The government would have to submit legislation by next year to start increasing the 5 percent sales tax, but there are doubts whether this will happen. Kan said on Thursday he would resign sometime in the future to discourage members of his Democratic Party from supporting a no-confidence motion against his cabinet.

Criticism of Kan's handling of a natural disaster and nuclear meltdowns in March is strong within both ruling and opposition parties and it is unclear if Kan's successor would also support raising taxes.

The plan estimates that Japan needs to cover a net cost increase of about 2.7 trillion yen ($33.4 billion) in the fiscal year to March 2016 for changes to social security, which also include unifying disparate pension systems, encouraging more outpatient care and issuing social security numbers to citizens.

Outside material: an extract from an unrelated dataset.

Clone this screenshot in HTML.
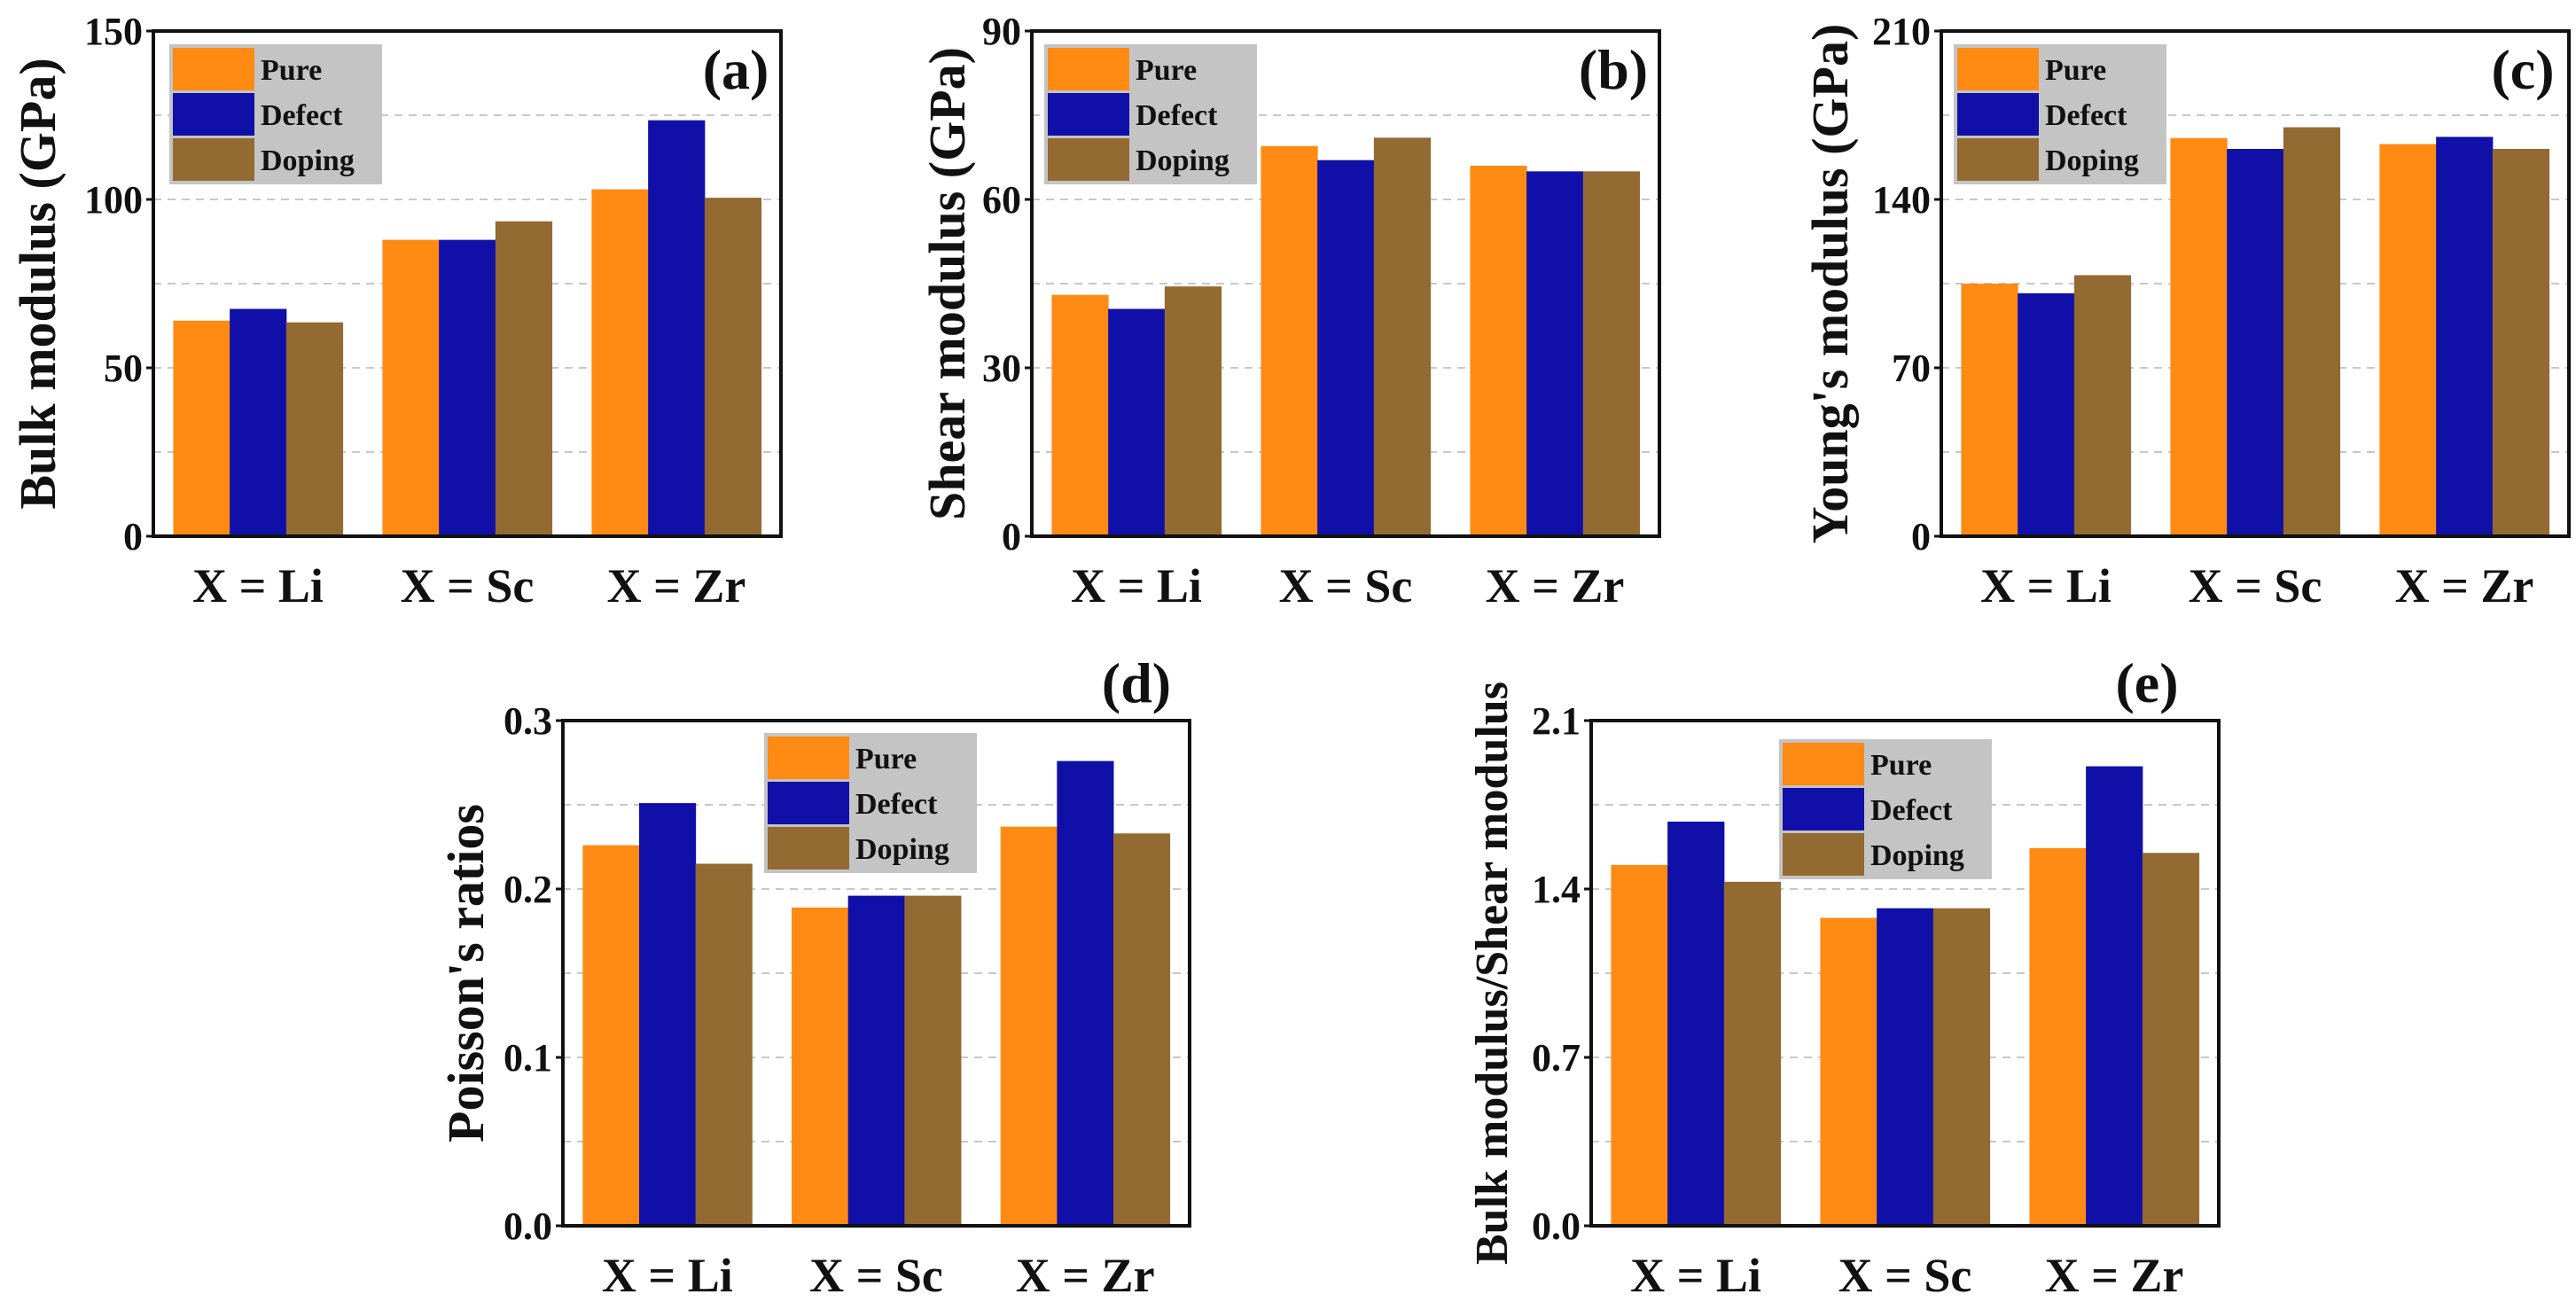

The government should also generate around 1.2 trillion yen in savings by making some social security programs more efficient, the plan said.

Japan's Public debt is already about twice the size of its $5 trillion economy and ratings agencies are threatening to downgrade the country, so containing rising social security costs and the raising of revenues are both needed.

Social security spending accounts for almost a third of the state budget, which totals 92.4 trillion yen for the fiscal year that started in April. As Japanese society grows older that spending rises about 1 trillion yen each year.

If the government did raise the sales tax, it would be the first increase since 1997 when the rate went to 5 percent from 3 percent. Politicians are often reluctant to talk about higher taxes as some economists blame that increase for causing a recession.